Prompt: Locate every line that holds the string "diagram" and copy it.

Entries supplied:

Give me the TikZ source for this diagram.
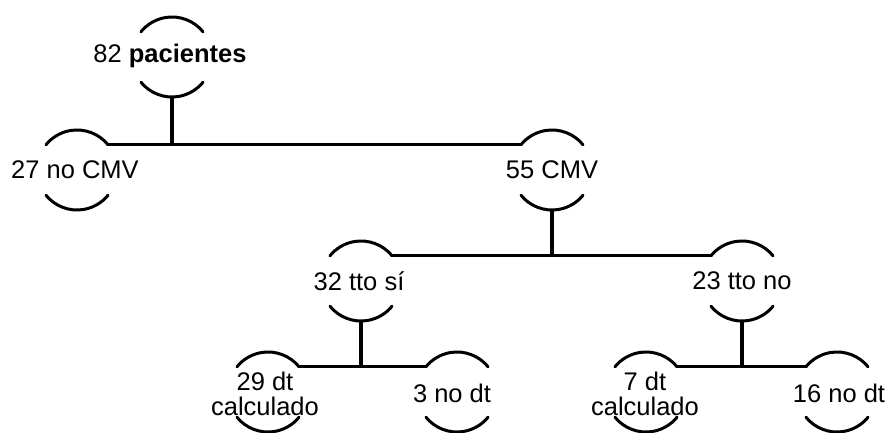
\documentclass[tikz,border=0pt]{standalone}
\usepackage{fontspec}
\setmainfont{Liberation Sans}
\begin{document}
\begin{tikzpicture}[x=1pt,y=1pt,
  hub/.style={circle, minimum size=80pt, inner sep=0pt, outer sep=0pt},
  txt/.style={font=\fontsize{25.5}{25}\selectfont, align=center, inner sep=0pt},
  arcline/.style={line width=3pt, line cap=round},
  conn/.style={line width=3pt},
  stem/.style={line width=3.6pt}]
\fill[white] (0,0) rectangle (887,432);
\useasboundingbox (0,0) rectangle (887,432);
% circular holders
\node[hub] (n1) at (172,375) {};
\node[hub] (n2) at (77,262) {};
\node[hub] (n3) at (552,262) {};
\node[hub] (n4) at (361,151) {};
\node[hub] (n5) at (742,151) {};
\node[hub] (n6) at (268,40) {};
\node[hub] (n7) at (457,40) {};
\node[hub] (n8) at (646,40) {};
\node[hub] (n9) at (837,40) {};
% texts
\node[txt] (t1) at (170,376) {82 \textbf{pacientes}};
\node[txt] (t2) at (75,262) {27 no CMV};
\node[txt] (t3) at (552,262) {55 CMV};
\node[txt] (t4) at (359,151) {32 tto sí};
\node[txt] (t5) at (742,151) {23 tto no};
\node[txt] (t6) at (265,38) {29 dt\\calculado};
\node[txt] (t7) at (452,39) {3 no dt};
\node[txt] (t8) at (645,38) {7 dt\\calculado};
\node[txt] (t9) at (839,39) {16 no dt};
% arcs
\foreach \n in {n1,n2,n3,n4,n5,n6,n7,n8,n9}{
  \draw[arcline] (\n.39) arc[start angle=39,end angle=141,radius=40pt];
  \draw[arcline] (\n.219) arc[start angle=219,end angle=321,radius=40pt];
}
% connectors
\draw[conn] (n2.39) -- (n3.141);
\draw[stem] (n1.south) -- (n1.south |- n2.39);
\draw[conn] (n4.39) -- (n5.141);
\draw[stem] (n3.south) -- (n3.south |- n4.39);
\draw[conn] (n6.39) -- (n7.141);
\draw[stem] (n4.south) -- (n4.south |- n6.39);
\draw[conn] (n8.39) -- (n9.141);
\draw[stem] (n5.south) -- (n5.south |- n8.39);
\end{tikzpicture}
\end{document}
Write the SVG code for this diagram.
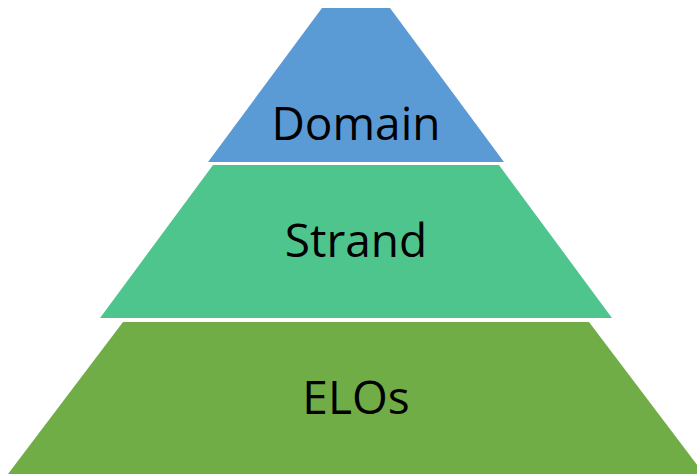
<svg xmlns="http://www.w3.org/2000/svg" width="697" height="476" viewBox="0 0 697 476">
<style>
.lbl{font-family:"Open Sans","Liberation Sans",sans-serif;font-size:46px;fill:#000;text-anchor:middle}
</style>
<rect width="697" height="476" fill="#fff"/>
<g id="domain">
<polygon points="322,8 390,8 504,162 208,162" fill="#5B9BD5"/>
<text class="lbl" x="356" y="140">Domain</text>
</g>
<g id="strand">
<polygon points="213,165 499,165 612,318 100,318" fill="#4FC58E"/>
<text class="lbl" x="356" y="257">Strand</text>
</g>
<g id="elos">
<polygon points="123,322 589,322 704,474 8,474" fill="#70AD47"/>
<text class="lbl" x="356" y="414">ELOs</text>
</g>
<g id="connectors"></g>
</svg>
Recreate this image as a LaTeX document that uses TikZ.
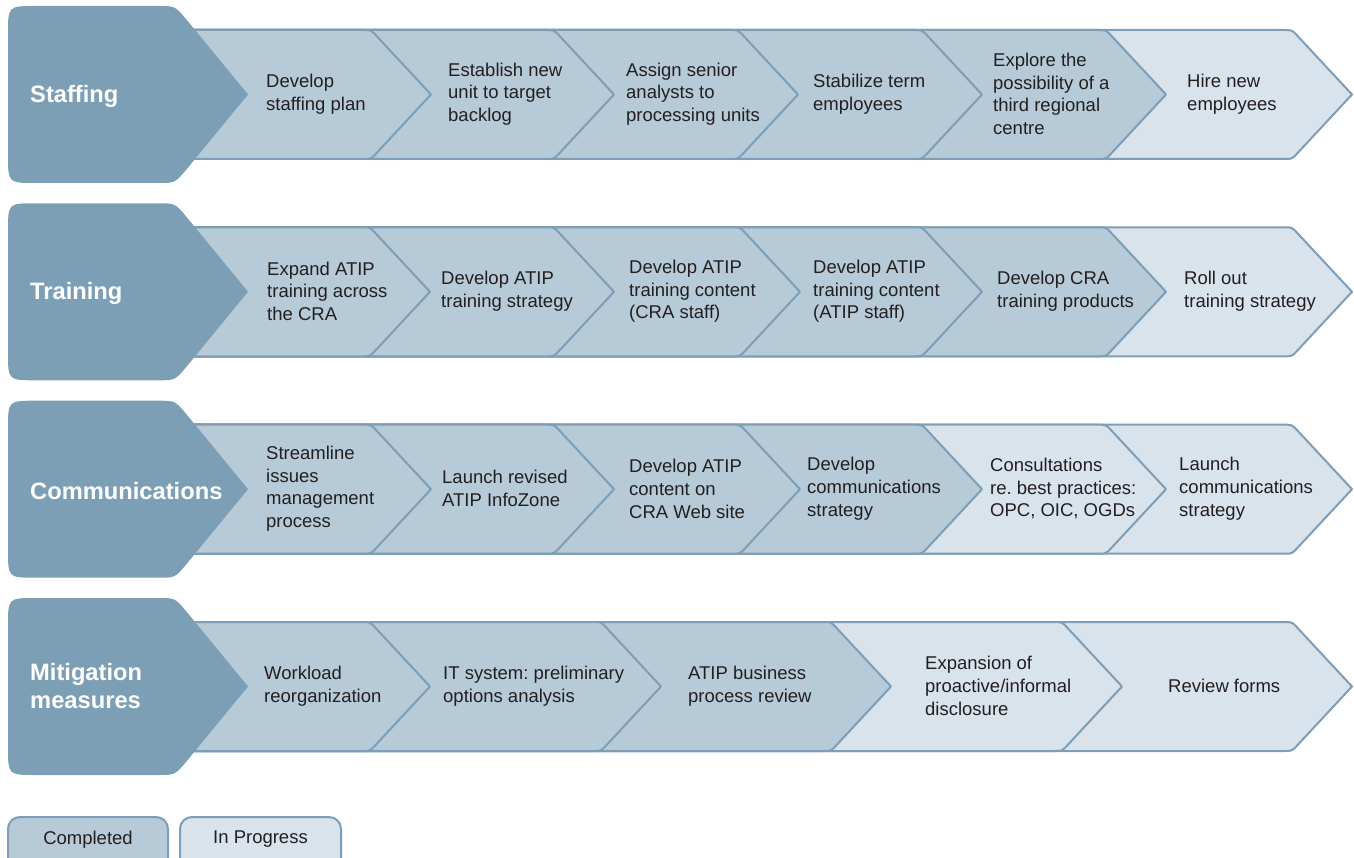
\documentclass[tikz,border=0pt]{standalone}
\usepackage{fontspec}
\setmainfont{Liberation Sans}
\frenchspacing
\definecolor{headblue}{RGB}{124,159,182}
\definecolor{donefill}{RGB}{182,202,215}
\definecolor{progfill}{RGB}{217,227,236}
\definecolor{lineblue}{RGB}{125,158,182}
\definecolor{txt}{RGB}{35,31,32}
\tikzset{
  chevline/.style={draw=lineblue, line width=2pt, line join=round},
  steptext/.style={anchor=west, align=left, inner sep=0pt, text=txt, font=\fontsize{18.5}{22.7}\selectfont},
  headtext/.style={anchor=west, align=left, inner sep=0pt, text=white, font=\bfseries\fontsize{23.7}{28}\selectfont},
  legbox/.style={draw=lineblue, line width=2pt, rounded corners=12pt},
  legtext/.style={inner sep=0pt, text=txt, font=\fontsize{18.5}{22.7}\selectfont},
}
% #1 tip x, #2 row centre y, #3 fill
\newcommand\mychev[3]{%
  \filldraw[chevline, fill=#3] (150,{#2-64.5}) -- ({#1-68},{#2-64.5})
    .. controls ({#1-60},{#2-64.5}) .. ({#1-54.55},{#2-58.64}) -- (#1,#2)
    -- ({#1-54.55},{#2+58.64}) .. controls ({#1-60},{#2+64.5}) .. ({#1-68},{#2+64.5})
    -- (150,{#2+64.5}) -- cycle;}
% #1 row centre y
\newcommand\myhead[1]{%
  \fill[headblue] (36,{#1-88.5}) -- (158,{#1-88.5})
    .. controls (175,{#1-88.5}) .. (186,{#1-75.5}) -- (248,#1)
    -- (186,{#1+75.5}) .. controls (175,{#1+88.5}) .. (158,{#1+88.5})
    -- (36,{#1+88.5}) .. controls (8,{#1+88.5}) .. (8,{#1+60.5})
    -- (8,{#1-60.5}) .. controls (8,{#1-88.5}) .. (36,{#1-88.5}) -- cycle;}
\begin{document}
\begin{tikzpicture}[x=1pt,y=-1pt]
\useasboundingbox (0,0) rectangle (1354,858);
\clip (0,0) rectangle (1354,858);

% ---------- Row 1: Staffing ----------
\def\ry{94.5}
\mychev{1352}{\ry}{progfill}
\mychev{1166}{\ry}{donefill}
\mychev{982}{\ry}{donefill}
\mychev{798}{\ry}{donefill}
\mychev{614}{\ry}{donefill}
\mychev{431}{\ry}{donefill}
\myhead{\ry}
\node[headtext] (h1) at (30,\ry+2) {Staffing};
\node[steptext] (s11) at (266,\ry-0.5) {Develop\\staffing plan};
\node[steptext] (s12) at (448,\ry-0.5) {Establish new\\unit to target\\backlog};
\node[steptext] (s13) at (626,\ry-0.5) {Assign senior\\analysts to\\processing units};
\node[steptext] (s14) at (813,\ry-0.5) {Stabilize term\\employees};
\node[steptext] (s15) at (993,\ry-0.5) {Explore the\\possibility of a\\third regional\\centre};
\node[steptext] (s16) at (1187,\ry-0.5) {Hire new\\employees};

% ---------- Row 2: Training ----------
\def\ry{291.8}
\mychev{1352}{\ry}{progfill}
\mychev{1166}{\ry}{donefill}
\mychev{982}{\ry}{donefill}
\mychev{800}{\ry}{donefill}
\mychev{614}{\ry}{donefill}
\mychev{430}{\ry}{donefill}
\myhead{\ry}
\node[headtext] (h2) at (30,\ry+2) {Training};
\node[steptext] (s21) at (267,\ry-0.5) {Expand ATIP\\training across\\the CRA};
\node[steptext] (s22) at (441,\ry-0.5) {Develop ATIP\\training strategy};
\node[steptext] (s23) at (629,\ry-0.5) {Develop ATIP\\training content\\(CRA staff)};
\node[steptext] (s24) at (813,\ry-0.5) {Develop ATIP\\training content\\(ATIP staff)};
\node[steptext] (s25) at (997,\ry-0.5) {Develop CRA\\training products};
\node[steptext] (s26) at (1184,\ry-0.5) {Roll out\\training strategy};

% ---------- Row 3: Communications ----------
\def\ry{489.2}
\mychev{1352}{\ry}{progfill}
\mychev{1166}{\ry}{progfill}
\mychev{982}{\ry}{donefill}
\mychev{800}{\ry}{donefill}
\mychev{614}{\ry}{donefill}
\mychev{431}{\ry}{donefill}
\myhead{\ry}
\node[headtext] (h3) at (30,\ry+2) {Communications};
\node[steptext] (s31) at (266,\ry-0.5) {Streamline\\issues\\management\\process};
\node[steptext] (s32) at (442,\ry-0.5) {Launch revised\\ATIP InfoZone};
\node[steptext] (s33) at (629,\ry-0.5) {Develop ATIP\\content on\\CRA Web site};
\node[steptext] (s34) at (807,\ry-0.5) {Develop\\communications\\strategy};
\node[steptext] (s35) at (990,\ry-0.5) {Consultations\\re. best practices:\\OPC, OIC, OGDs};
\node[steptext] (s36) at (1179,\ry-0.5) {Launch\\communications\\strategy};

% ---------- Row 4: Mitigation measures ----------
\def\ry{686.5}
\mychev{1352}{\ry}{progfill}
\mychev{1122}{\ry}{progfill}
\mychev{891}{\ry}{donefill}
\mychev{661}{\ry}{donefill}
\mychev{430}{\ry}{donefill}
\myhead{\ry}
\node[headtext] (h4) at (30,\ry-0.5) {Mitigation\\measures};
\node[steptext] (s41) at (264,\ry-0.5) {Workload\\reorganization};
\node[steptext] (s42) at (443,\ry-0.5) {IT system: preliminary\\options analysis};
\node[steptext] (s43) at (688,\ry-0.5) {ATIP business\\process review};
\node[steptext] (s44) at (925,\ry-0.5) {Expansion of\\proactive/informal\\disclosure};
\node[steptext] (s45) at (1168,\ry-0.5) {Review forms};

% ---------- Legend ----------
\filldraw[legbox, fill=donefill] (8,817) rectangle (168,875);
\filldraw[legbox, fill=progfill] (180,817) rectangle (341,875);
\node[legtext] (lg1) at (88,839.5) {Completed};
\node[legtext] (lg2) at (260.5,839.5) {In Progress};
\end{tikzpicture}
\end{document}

Right answer:
Give me the TikZ source for this diagram.
Write the SVG code for this diagram.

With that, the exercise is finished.